▶ **Exercise goal**
Repeat all of the material below exactly as written, images excluded.
::::::::::
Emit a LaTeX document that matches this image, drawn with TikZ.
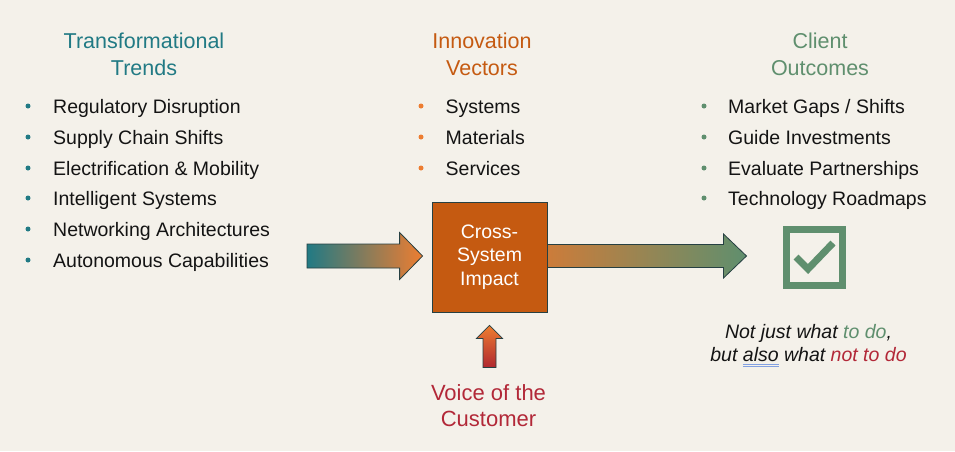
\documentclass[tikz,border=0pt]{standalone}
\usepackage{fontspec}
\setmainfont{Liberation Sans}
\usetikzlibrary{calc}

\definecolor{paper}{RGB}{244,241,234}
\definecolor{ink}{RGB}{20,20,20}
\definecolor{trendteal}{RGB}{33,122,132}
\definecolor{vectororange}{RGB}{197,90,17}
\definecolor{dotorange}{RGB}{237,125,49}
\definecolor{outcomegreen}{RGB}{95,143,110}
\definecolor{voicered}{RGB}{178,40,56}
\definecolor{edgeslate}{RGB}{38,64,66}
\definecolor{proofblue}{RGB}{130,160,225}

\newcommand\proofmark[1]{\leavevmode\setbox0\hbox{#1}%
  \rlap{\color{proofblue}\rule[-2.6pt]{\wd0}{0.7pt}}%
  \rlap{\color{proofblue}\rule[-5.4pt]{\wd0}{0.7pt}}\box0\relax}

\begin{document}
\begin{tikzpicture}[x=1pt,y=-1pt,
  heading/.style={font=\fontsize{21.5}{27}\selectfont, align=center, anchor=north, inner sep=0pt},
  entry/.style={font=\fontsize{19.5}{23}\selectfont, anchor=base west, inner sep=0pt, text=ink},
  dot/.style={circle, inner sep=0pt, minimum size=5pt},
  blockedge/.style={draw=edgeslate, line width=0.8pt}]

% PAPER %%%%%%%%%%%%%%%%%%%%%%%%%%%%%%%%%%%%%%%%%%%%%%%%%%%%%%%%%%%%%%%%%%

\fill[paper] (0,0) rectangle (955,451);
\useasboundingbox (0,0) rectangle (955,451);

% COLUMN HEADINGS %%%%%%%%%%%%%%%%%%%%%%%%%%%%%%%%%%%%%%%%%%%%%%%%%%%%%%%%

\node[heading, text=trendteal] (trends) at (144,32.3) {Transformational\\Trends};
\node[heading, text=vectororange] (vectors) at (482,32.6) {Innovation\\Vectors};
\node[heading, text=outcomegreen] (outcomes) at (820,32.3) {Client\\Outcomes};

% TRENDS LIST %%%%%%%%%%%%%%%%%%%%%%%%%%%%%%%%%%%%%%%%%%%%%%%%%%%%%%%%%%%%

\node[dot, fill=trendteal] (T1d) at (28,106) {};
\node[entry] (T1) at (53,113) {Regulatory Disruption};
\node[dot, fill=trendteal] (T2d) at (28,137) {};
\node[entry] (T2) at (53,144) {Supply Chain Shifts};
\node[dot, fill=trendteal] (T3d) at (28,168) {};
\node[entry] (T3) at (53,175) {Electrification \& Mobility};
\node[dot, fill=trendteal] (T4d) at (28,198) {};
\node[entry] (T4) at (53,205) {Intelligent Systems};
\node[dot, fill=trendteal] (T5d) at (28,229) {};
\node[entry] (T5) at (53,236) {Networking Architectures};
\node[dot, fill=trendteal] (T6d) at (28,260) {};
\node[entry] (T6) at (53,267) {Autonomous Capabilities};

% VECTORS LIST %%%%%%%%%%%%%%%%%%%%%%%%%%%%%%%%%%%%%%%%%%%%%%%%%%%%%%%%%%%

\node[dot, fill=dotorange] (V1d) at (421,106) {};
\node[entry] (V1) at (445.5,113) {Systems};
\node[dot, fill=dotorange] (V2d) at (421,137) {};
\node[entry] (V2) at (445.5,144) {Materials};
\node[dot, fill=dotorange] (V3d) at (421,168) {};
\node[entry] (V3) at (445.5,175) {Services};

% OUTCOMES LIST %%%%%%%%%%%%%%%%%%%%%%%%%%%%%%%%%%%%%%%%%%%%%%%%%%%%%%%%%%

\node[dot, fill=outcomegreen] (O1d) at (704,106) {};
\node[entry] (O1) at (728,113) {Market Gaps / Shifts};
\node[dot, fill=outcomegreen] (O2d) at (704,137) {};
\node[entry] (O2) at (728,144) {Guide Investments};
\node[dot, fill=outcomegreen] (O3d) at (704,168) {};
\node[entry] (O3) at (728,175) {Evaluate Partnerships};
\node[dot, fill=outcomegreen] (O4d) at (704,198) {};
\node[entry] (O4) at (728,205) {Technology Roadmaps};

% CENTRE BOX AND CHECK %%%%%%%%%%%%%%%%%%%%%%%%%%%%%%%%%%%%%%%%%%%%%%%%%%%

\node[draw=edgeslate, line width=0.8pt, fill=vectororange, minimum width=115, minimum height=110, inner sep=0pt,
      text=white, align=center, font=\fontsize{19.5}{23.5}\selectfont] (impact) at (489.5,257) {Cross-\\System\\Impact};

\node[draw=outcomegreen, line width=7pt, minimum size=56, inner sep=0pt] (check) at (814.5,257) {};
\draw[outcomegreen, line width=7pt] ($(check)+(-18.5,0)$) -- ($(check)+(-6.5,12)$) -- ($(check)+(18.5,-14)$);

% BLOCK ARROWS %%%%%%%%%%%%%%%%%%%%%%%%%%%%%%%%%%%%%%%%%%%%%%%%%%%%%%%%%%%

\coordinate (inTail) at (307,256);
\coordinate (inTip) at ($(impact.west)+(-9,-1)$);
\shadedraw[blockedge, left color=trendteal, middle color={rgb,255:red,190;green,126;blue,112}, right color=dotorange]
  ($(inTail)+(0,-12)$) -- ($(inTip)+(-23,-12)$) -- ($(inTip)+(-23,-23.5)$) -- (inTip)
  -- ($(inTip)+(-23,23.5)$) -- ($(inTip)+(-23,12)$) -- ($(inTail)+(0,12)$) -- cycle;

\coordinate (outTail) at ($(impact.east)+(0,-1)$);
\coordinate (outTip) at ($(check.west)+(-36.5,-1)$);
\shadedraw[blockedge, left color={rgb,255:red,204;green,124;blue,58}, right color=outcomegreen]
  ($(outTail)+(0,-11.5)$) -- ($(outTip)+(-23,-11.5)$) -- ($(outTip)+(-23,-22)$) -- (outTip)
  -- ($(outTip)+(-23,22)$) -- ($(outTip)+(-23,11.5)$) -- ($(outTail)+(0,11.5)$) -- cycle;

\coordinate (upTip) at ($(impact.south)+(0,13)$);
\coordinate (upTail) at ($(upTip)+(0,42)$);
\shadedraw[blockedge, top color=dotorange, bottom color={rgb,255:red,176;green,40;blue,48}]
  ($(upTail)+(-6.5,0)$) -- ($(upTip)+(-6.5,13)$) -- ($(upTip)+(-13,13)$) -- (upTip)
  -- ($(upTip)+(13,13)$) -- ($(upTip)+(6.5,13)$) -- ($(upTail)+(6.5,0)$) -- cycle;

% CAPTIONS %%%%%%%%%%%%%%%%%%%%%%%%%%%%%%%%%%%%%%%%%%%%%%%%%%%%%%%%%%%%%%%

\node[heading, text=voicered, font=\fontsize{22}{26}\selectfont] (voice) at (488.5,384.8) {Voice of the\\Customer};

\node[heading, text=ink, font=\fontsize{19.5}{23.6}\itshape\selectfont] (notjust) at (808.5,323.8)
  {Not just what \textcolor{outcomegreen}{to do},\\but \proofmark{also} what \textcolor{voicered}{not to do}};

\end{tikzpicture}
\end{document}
::::::::::
▶ **Answer to this task**
Emit a LaTeX document that matches this image, drawn with TikZ.
\documentclass[tikz,border=0pt]{standalone}
\usepackage{fontspec}
\setmainfont{Liberation Sans}
\usetikzlibrary{calc}

\definecolor{paper}{RGB}{244,241,234}
\definecolor{ink}{RGB}{20,20,20}
\definecolor{trendteal}{RGB}{33,122,132}
\definecolor{vectororange}{RGB}{197,90,17}
\definecolor{dotorange}{RGB}{237,125,49}
\definecolor{outcomegreen}{RGB}{95,143,110}
\definecolor{voicered}{RGB}{178,40,56}
\definecolor{edgeslate}{RGB}{38,64,66}
\definecolor{proofblue}{RGB}{130,160,225}

\newcommand\proofmark[1]{\leavevmode\setbox0\hbox{#1}%
  \rlap{\color{proofblue}\rule[-2.6pt]{\wd0}{0.7pt}}%
  \rlap{\color{proofblue}\rule[-5.4pt]{\wd0}{0.7pt}}\box0\relax}

\begin{document}
\begin{tikzpicture}[x=1pt,y=-1pt,
  heading/.style={font=\fontsize{21.5}{27}\selectfont, align=center, anchor=north, inner sep=0pt},
  entry/.style={font=\fontsize{19.5}{23}\selectfont, anchor=base west, inner sep=0pt, text=ink},
  dot/.style={circle, inner sep=0pt, minimum size=5pt},
  blockedge/.style={draw=edgeslate, line width=0.8pt}]

% PAPER %%%%%%%%%%%%%%%%%%%%%%%%%%%%%%%%%%%%%%%%%%%%%%%%%%%%%%%%%%%%%%%%%%

\fill[paper] (0,0) rectangle (955,451);
\useasboundingbox (0,0) rectangle (955,451);

% COLUMN HEADINGS %%%%%%%%%%%%%%%%%%%%%%%%%%%%%%%%%%%%%%%%%%%%%%%%%%%%%%%%

\node[heading, text=trendteal] (trends) at (144,32.3) {Transformational\\Trends};
\node[heading, text=vectororange] (vectors) at (482,32.6) {Innovation\\Vectors};
\node[heading, text=outcomegreen] (outcomes) at (820,32.3) {Client\\Outcomes};

% TRENDS LIST %%%%%%%%%%%%%%%%%%%%%%%%%%%%%%%%%%%%%%%%%%%%%%%%%%%%%%%%%%%%

\node[dot, fill=trendteal] (T1d) at (28,106) {};
\node[entry] (T1) at (53,113) {Regulatory Disruption};
\node[dot, fill=trendteal] (T2d) at (28,137) {};
\node[entry] (T2) at (53,144) {Supply Chain Shifts};
\node[dot, fill=trendteal] (T3d) at (28,168) {};
\node[entry] (T3) at (53,175) {Electrification \& Mobility};
\node[dot, fill=trendteal] (T4d) at (28,198) {};
\node[entry] (T4) at (53,205) {Intelligent Systems};
\node[dot, fill=trendteal] (T5d) at (28,229) {};
\node[entry] (T5) at (53,236) {Networking Architectures};
\node[dot, fill=trendteal] (T6d) at (28,260) {};
\node[entry] (T6) at (53,267) {Autonomous Capabilities};

% VECTORS LIST %%%%%%%%%%%%%%%%%%%%%%%%%%%%%%%%%%%%%%%%%%%%%%%%%%%%%%%%%%%

\node[dot, fill=dotorange] (V1d) at (421,106) {};
\node[entry] (V1) at (445.5,113) {Systems};
\node[dot, fill=dotorange] (V2d) at (421,137) {};
\node[entry] (V2) at (445.5,144) {Materials};
\node[dot, fill=dotorange] (V3d) at (421,168) {};
\node[entry] (V3) at (445.5,175) {Services};

% OUTCOMES LIST %%%%%%%%%%%%%%%%%%%%%%%%%%%%%%%%%%%%%%%%%%%%%%%%%%%%%%%%%%

\node[dot, fill=outcomegreen] (O1d) at (704,106) {};
\node[entry] (O1) at (728,113) {Market Gaps / Shifts};
\node[dot, fill=outcomegreen] (O2d) at (704,137) {};
\node[entry] (O2) at (728,144) {Guide Investments};
\node[dot, fill=outcomegreen] (O3d) at (704,168) {};
\node[entry] (O3) at (728,175) {Evaluate Partnerships};
\node[dot, fill=outcomegreen] (O4d) at (704,198) {};
\node[entry] (O4) at (728,205) {Technology Roadmaps};

% CENTRE BOX AND CHECK %%%%%%%%%%%%%%%%%%%%%%%%%%%%%%%%%%%%%%%%%%%%%%%%%%%

\node[draw=edgeslate, line width=0.8pt, fill=vectororange, minimum width=115, minimum height=110, inner sep=0pt,
      text=white, align=center, font=\fontsize{19.5}{23.5}\selectfont] (impact) at (489.5,257) {Cross-\\System\\Impact};

\node[draw=outcomegreen, line width=7pt, minimum size=56, inner sep=0pt] (check) at (814.5,257) {};
\draw[outcomegreen, line width=7pt] ($(check)+(-18.5,0)$) -- ($(check)+(-6.5,12)$) -- ($(check)+(18.5,-14)$);

% BLOCK ARROWS %%%%%%%%%%%%%%%%%%%%%%%%%%%%%%%%%%%%%%%%%%%%%%%%%%%%%%%%%%%

\coordinate (inTail) at (307,256);
\coordinate (inTip) at ($(impact.west)+(-9,-1)$);
\shadedraw[blockedge, left color=trendteal, middle color={rgb,255:red,190;green,126;blue,112}, right color=dotorange]
  ($(inTail)+(0,-12)$) -- ($(inTip)+(-23,-12)$) -- ($(inTip)+(-23,-23.5)$) -- (inTip)
  -- ($(inTip)+(-23,23.5)$) -- ($(inTip)+(-23,12)$) -- ($(inTail)+(0,12)$) -- cycle;

\coordinate (outTail) at ($(impact.east)+(0,-1)$);
\coordinate (outTip) at ($(check.west)+(-36.5,-1)$);
\shadedraw[blockedge, left color={rgb,255:red,204;green,124;blue,58}, right color=outcomegreen]
  ($(outTail)+(0,-11.5)$) -- ($(outTip)+(-23,-11.5)$) -- ($(outTip)+(-23,-22)$) -- (outTip)
  -- ($(outTip)+(-23,22)$) -- ($(outTip)+(-23,11.5)$) -- ($(outTail)+(0,11.5)$) -- cycle;

\coordinate (upTip) at ($(impact.south)+(0,13)$);
\coordinate (upTail) at ($(upTip)+(0,42)$);
\shadedraw[blockedge, top color=dotorange, bottom color={rgb,255:red,176;green,40;blue,48}]
  ($(upTail)+(-6.5,0)$) -- ($(upTip)+(-6.5,13)$) -- ($(upTip)+(-13,13)$) -- (upTip)
  -- ($(upTip)+(13,13)$) -- ($(upTip)+(6.5,13)$) -- ($(upTail)+(6.5,0)$) -- cycle;

% CAPTIONS %%%%%%%%%%%%%%%%%%%%%%%%%%%%%%%%%%%%%%%%%%%%%%%%%%%%%%%%%%%%%%%

\node[heading, text=voicered, font=\fontsize{22}{26}\selectfont] (voice) at (488.5,384.8) {Voice of the\\Customer};

\node[heading, text=ink, font=\fontsize{19.5}{23.6}\itshape\selectfont] (notjust) at (808.5,323.8)
  {Not just what \textcolor{outcomegreen}{to do},\\but \proofmark{also} what \textcolor{voicered}{not to do}};

\end{tikzpicture}
\end{document}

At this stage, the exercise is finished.